World

After Leicester, India Must Stand Up To Defend Hindu Interests Everywhere

  • The Modi government must take its defence of Hindu interests more seriously, and not dilute it by pretending that it has to defend only “Indian” interests.
  • Attacking Hindutva is nothing but an excuse to attack Hinduism itself.

R JagannathanSep 22, 2022, 11:26 AM | Updated 11:25 AM IST
A still from a video of saffron flag being pulled down.

A still from a video of saffron flag being pulled down.


The Indian government needs to abandon its dhimmitude when it comes to defending Hindu interests not only in India, but elsewhere, too.

Soon after the Leicester violence, where Muslim mobs clashed with Hindus after India’s win against Pakistan in the first Asia Cup match (which we then went on to lose badly at the Super Four stage), the British media has been building false equivalence between Hindu and Muslim angles to the violence, with the narrative tilted against Hindus.

The Indian embassy did put out a statement condemning “the violence perpetrated against the Indian community in Leicester and vandalisation of premises and symbols of Hindu religion,” but this did not stop the Muslim Council of Britain from rubbishing the statement.

The council claimed that the Indian High Commissioner “must also condemn the deliberate targeting, intimidation and instances of assaults of Muslims and Sikhs”.

Assaults on Hindus can, apparently, be touched upon optionally or underplayed.

It's a red herring, for the High Commission talked of violence against the “Indian” community, and not just Hindus, with the reference to Hindus being largely about the desecration of Hindu religious symbols.

And, to the best of one’s knowledge, no Indian Muslim was targeted by Hindus.

The violence was led by Pakistani Muslim mobs, and Indian Muslims were unlikely to have been involved, unless they were cheering for Pakistan on the day that the latter lost to India in the Asia Cup inaugural match.

The Pakistan embassy, on the other hand, had no need for ambivalence.

It was clear that it supported only the Muslim side in this violence.

The point one is emphasising is simple: If the British press is going to create false equivalence between the attacker and the attacked (even assuming Hindus indulged in counter-violence to defend their rights), and if globally there is an effort to dismantle Hindutva (the Pakistani mobs targeting a Hindu temple in Birmingham claimed that it was against Hindutva, not Hindus), who will stand up for Hindus?

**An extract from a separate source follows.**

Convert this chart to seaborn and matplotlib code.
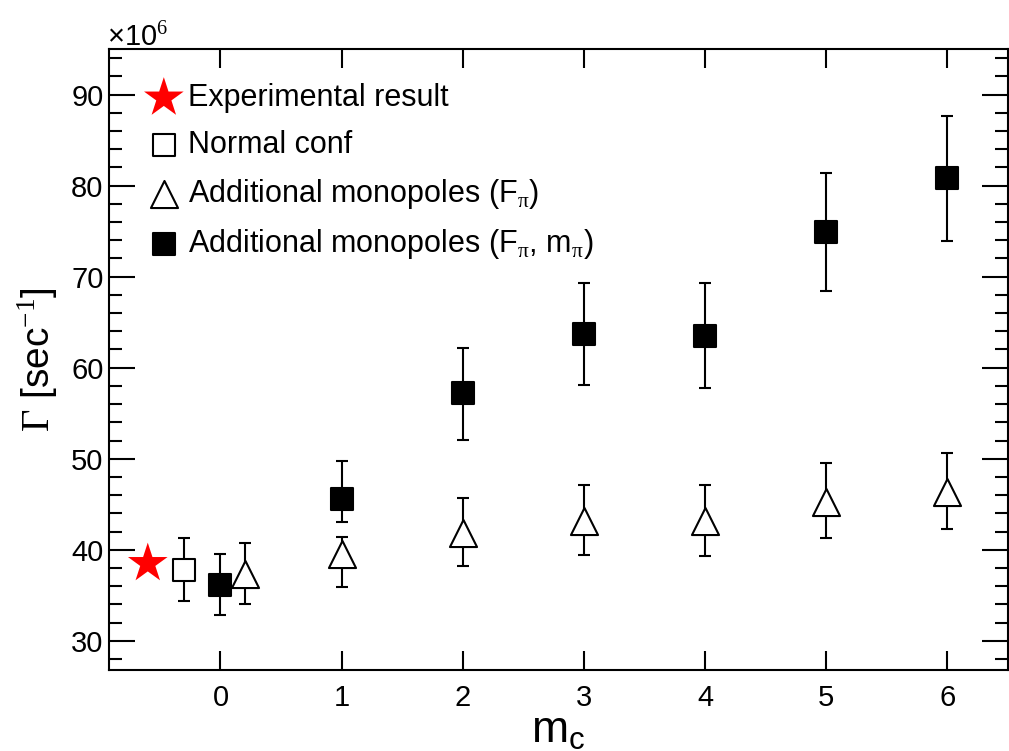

On the other hand, any violence by Pakistani Muslims in Britain is subsumed under the head “South Asian”, making it sound as if anyone from India, Pakistan, Bangladesh, or even Nepal and Sri Lanka, could be involved.

One man who broke the mould was Sajid Javid.

In December 2018, Javid, British Home Secretary in the Theresa May government, was criticised for specifically naming Pakistani gangs for the scandal involving the “grooming” (a sanitised term for rape and abuse) of underage girls.


The Guardian quotes him as saying: “Any normal person looking at the recent conviction of gangs that abuse children would have noticed that a vast majority are from Pakistani heritage and we cannot ignore that. If you do ignore that, if you sit in a position of power like me and you ignore that, what you actually end up doing is fuelling the voices of extremism that are out there, that will prey on that.”

Even here, Pakistani is short-hand for Muslim, for ethnically there is not much difference between Pakistanis and Indians.

As the only country with a largest concentration of Hindus in the world, it is India’s duty to not only defend “Indian” interests in general, but Hindu interests anywhere, if they are threatened.

In the past we have been busy defending Palestinian rights, we have occasionally talked about Baloch rights, we have even murmured a few words about the Chinese treatment of Muslims, but we have not uttered anything significant about defending Hindu rights, either in India or abroad.

The Citizenship Amendment Act (CAA), passed in 2019 but now held in suspension due to political pusillanimity, was intended to be the first move to defend Hindu rights in the sub-continent.

But Muslim and “secular” protests against this humanitarian law to give fast-track citizenship to Bangladesh’s persecuted minorities effectively spiked it.

If Muslims have a veto even in supposedly Hindu-majority India, what hope do Hindus have that their rights will be protected anywhere?

Especially given the global efforts to delegitimise Hindutva by setting it against Hinduism, and further to delegitimise Hinduism itself by setting one caste or one group against another?

This is a key theme in Rajiv Malhotra’s new book, Snakes in the Ganga: Breaking India 2.0.

He says that Harvard’s intellectual capacity is being harnessed to damage India, which is really not very different from harming Hinduism itself.

The Modi government must take its defence of Hindu interests more seriously, and not dilute it by pretending that it has to defend only “Indian” interests.

If Hinduism is harmed, India is harmed; if India is harmed, Hinduism will also be harmed.

What defines India’s core civilisational construct is Hinduism, which includes its co-evolved sister religions, Buddhism, Jainism and Sikhism.

It’s as simple as that. Attacking Hindutva is nothing but an excuse to attack Hinduism itself.